Can everyone be brilliant? No. Can everyone be a Michael Dell? No. In fact, I believe it was a 1976 survey by the Canadian government of over 10.000 Canadian businesses that found the following: 2% were leaders; 8% had innate qualities to become leaders, but had to be trained and given opportunities to lead; the other 90% just 'showed up' and collected a paycheck.
The best bet is always to do your best, but start early in finding out your strengths (talents) and weaknesses. That way, you'll know how to guide your educational experience to play to your strengths and build up those areas you need to succeed in that field. Take tests like a Myers-Briggs Interest Inventory test, take other related psychological and personality profile tests, as they are anywhere from 90-95% accurate and will help you better understand what fields you could succeed in, as well as which ones your personality is also best suited for. This will also better help one define one's goals accordingly. The best advice is to find study and do what you're best at (most passionate for), then find a job doing that.
That done, it's a good idea to look at job wanted ads to find out what level of education is absolutely necessary in the field and country you live in. For example, here in the US, if you want to work in computer tech support, as far as you really need to go is to get a 2-year degree (A.S.) and appropriate certification for that field (good 2-year programs nearly make certification a foregone conclusion--if one puts in the required work). Basically, the maximum education required for most jobs is a bachelors (4-year degree). Here, employers in the US (since about 2000) consistently discriminate against those with too much education and/or experience in most cases. You'll even find many job wanted ads that only require a high school diploma, but with a certain amount of experience (it's possible to get the training in high schools these days, but where the devil they expect you to get the experience, I do not know). Only get very advanced degrees (Masters, Doctorate) for fields that absolutely require it. Another necessity these days is to form lasting friendships/genuine relationships with other people. You never know when those 'contacts' will come in handy, especially for a job. However, it should be a mutually beneficial relationship; don't expect to be able to only solicit someone's help when you need it, write them a thank you note, and that's it. It may be quite an investment in time, but it may pay off in ways you can't predict.

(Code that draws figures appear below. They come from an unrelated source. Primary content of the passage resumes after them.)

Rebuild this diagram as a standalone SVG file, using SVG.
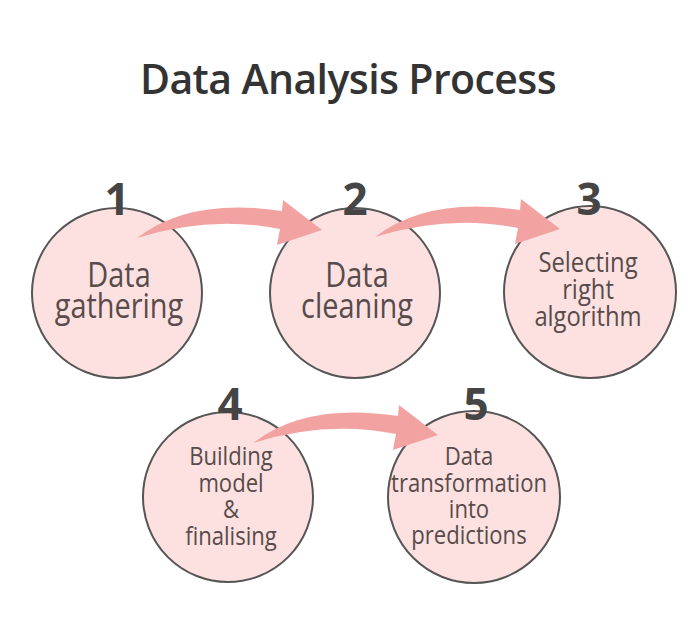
<svg xmlns="http://www.w3.org/2000/svg" width="695" height="638" viewBox="0 0 695 638">
<style>
.bg{fill:#ffffff}
.title{font-family:"Open Sans","Liberation Sans",sans-serif;font-weight:600;font-size:41px;letter-spacing:-0.6px;fill:#333333;text-anchor:middle}
.circ{fill:#fde1e0;stroke:#555555;stroke-width:2}
.num{font-family:"Open Sans","Liberation Sans",sans-serif;font-weight:700;font-size:44px;fill:#454545;text-anchor:middle}
.lbl{font-family:"Open Sans","Liberation Sans",sans-serif;font-weight:400;fill:#574b4b;text-anchor:middle}
.big{font-size:34px}
.mid{font-size:28px}
.sm{font-size:26px}
.arrow{fill:#f3a2a2}
</style>
<defs>
<path id="arr" d="M137,238 Q190,197 282,211 L283,200 L322,230 L277,245 L280,229 Q210,215 137,238 Z"/>
</defs>
<rect class="bg" x="0" y="0" width="695" height="638"/>
<text class="title" x="348" y="94">Data Analysis Process</text>

<g id="node1">
<circle class="circ" cx="117" cy="293" r="85"/>
<text class="num" x="117" y="215">1</text>
<text class="lbl big" transform="translate(119,0) scale(0.85,1)"><tspan x="0" y="287">Data</tspan><tspan x="0" y="318">gathering</tspan></text>
</g>
<g id="node2">
<circle class="circ" cx="355" cy="293" r="85"/>
<text class="num" x="355" y="215">2</text>
<text class="lbl big" transform="translate(357,0) scale(0.85,1)"><tspan x="0" y="287">Data</tspan><tspan x="0" y="318">cleaning</tspan></text>
</g>
<g id="node3">
<circle class="circ" cx="590" cy="292" r="86"/>
<text class="num" x="589" y="215">3</text>
<text class="lbl mid" transform="translate(588,0) scale(0.85,1)"><tspan x="0" y="272">Selecting</tspan><tspan x="0" y="299">right</tspan><tspan x="0" y="326">algorithm</tspan></text>
</g>
<g id="node4">
<circle class="circ" cx="228" cy="497" r="85"/>
<text class="num" x="230" y="420">4</text>
<text class="lbl sm" transform="translate(231,0) scale(0.85,1)"><tspan x="0" y="465">Building</tspan><tspan x="0" y="492">model</tspan><tspan x="0" y="518">&amp;</tspan><tspan x="0" y="545">finalising</tspan></text>
</g>
<g id="node5">
<circle class="circ" cx="474" cy="497" r="86"/>
<text class="num" x="476" y="420">5</text>
<text class="lbl sm" transform="translate(469,0) scale(0.85,1)"><tspan x="0" y="465">Data</tspan><tspan x="0" y="492">transformation</tspan><tspan x="0" y="518">into</tspan><tspan x="0" y="544">predictions</tspan></text>
</g>

<g id="connectors">
<use href="#arr" class="arrow"/>
<use href="#arr" class="arrow" transform="translate(238,-1)"/>
<use href="#arr" class="arrow" transform="translate(116,205)"/>
</g>
</svg>
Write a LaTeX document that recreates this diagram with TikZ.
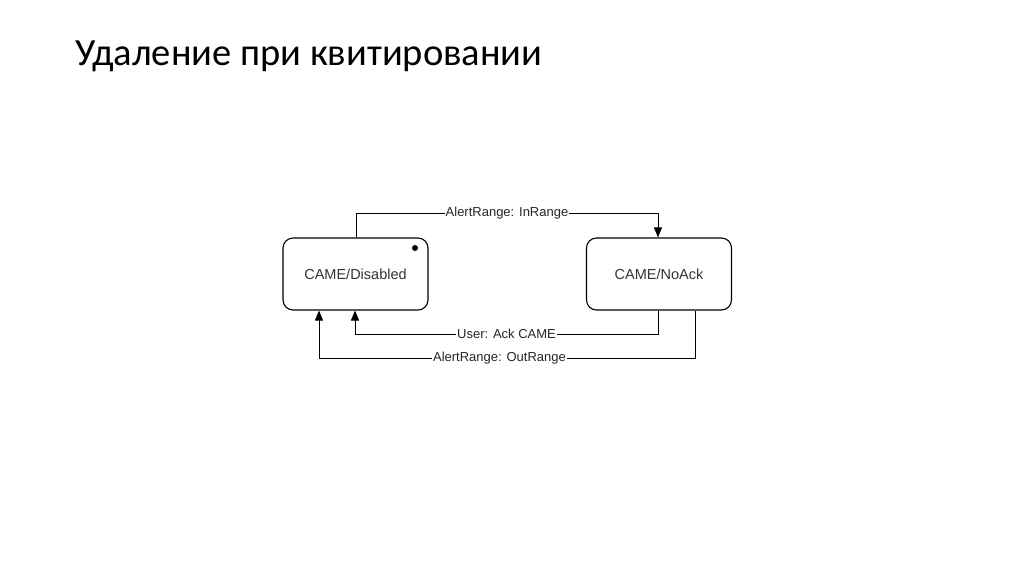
\documentclass[tikz,border=0pt]{standalone}
\usepackage{fontspec}
\setmainfont{Liberation Sans}
\newfontfamily\titlefont{Carlito}
\usetikzlibrary{arrows.meta}
\begin{document}
\begin{tikzpicture}[x=1pt,y=-1pt,
  state/.style={draw, line width=1.1pt, rounded corners=10pt, minimum width=145pt, minimum height=72pt, inner sep=0pt, font=\fontsize{14.5}{16}\selectfont, text=black!80},
  conn/.style={draw, line width=0.8pt, -{Triangle[length=10pt,width=8pt]}},
  lbl/.style={fill=white, inner sep=1pt, font=\fontsize{13}{15}\selectfont, text=black!85}]
\useasboundingbox (0,0) rectangle (1024,574);
\node[anchor=base west, font=\titlefont\fontsize{38.5}{44}\selectfont] (title) at (72,65) {Удаление при квитировании};
\node[state] (dis) at (355.5,274) {CAME/Disabled};
\node[state] (noack) at (659,274) {CAME/NoAck};
\fill (415,248) circle (3pt);
\coordinate (t1) at (356,213);
\coordinate (t2) at (658,213);
\draw[conn] (dis.north -| t1) -- (t1) -- node[lbl] {AlertRange: InRange} (t2) -- (noack.north -| t2);
\coordinate (u1) at (658,334);
\coordinate (u2) at (355,334);
\draw[conn] (noack.south -| u1) -- (u1) -- node[lbl, pos=0.5] {User: Ack CAME} (u2) -- (dis.south -| u2);
\coordinate (o1) at (695,358);
\coordinate (o2) at (319,358);
\draw[conn] (noack.south -| o1) -- (o1) -- node[lbl, pos=0.52] {AlertRange: OutRange} (o2) -- (dis.south -| o2);
\end{tikzpicture}
\end{document}
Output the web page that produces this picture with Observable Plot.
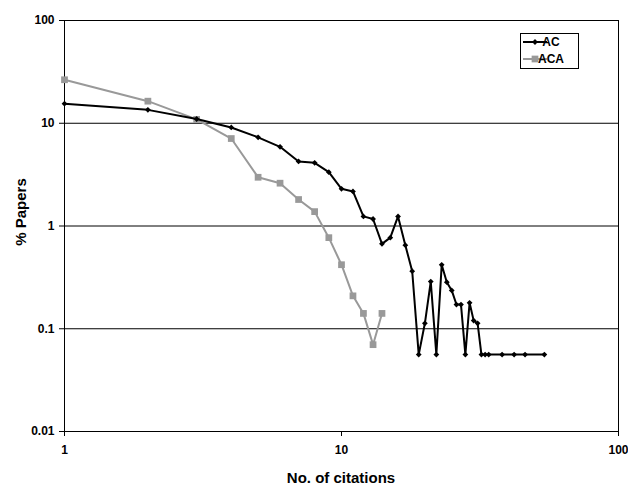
<!DOCTYPE html>
<html><head><meta charset="utf-8">
<script src="https://cdn.jsdelivr.net/npm/d3@7"></script>
<script src="https://cdn.jsdelivr.net/npm/@observablehq/plot@0.6"></script>
<style>
body{margin:0;background:#fff}
svg{font-family:"Liberation Sans",Arial,Helvetica,sans-serif}
</style>
</head><body><div id="chart"></div>
<script>
// Data
const acX = [1,2,3,4,5,6,7,8,9,10,11,12,13,14,15,16,17,18,19,20,21,22,23,24,25,26,27,28,29,30,31,32,33,34,38,42,46,54];
const acY = [15.5,13.5,11.0,9.1,7.3,5.9,4.25,4.12,3.34,2.30,2.17,1.24,1.17,0.67,0.77,1.24,0.65,0.363,0.056,0.113,0.288,0.056,0.419,0.284,0.236,0.172,0.172,0.056,0.179,0.120,0.113,0.056,0.056,0.056,0.056,0.056,0.056,0.056];
const acaX = [1,2,3,4,5,6,7,8,9,10,11,12,13,14];
const acaY = [26.5,16.4,10.9,7.1,2.98,2.61,1.81,1.38,0.77,0.42,0.209,0.141,0.070,0.141];
const xTicks = [1,10,100];
const yTicks = [0.01,0.1,1,10,100];
const gridY = [0.1,1,10];
const seriesNames = ["AC","ACA"];
const xTitle = "No. of citations";
const yTitle = "% Papers";

const ac = acX.map((x,i)=>({x, y: acY[i]}));
const aca = acaX.map((x,i)=>({x, y: acaY[i]}));

const acColor = "#000000", acaColor = "#999999";

const plot = Plot.plot({
  width: 628, height: 486,
  marginLeft: 64, marginRight: 10, marginTop: 20, marginBottom: 55,
  style: {fontSize: "12px", color: "#000", background: "#fff"},
  x: {type: "log", domain: [1,100]},
  y: {type: "log", domain: [0.01,100]},
  marks: [
    Plot.ruleY(gridY, {stroke: "#000", strokeWidth: 1}),
    Plot.frame({stroke: "#000", strokeWidth: 1}),
    Plot.axisX({ticks: xTicks, tickSize: 5, tickPadding: 9, tickFormat: d => String(d), label: null, fontWeight: "bold", fontSize: 12}),
    Plot.axisY({ticks: yTicks, tickSize: 5, tickPadding: 5, tickFormat: d => String(d), label: null, fontWeight: "bold", fontSize: 12}),
    Plot.line(aca, {x: "x", y: "y", stroke: acaColor, strokeWidth: 2}),
    Plot.dot(aca, {x: "x", y: "y", symbol: "square", r: 3.8, fill: acaColor, stroke: "none"}),
    Plot.line(ac, {x: "x", y: "y", stroke: acColor, strokeWidth: 2}),
    Plot.dot(ac, {x: "x", y: "y", symbol: "diamond2", r: 2.6, fill: acColor, stroke: "none"})
  ]
});
document.getElementById("chart").appendChild(plot);

const svg = d3.select(plot);
// Axis titles
svg.append("text").attr("x", 341).attr("y", 483).attr("text-anchor", "middle")
  .attr("font-size", 15).attr("font-weight", "bold").attr("fill", "#000").text(xTitle);
svg.append("text").attr("transform", "translate(26,212) rotate(-90)").attr("text-anchor", "middle")
  .attr("font-size", 15).attr("font-weight", "bold").attr("fill", "#000").text(yTitle);

// Legend
const lg = svg.append("g");
lg.append("rect").attr("x", 520.5).attr("y", 33.5).attr("width", 58).attr("height", 35)
  .attr("fill", "#fff").attr("stroke", "#000");
const rows = [{name: seriesNames[0], color: acColor, sym: d3.symbolDiamond2, size: 2.6*2.6*Math.PI, y: 42},
              {name: seriesNames[1], color: acaColor, sym: d3.symbolSquare, size: 3.8*3.8*Math.PI, y: 59}];
rows.forEach(r => {
  lg.append("line").attr("x1", 523).attr("x2", 547).attr("y1", r.y).attr("y2", r.y)
    .attr("stroke", r.color).attr("stroke-width", 2);
  lg.append("path").attr("d", d3.symbol(r.sym, r.size)()).attr("transform", `translate(535,${r.y})`).attr("fill", r.color);
  lg.append("text").attr("x", 551).attr("y", r.y).attr("dy", "0.35em").attr("font-size", 12)
    .attr("font-weight", "bold").attr("fill", "#000").text(r.name);
});
</script>
</body></html>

Regardless of how much education you get, keep learning new things, things you perhaps would like to do but have little experience or talent in, for you may find other skills or interests that prove valuable to your future. Always realize every person has limitations: it's rare one person is good at everything. Accept that there may be things you'll never be good at. Also realize that no matter how hard you try, you'll never know nor master all there is. The best way I heard this explained was by a Spanish professor at Texas A&M that was very realistic about his educational experience. He said, "when I got my Bachelors, I thought I knew everything; when I got my Masters, I began to doubt it; when I got my Ph.d, I knew I knew absolutely nothing."
The most important thing: never let others define 'success' for you. If you were to make an 'average' living (not poor nor rich), but had enough money to cover your expenses and still have a little left over for enjoying things, be glad you have it. It's better to make (as an example) $35,000, love your job and life than to make $125,000 or more, be stressed out and miserable. Money does NOT make the man.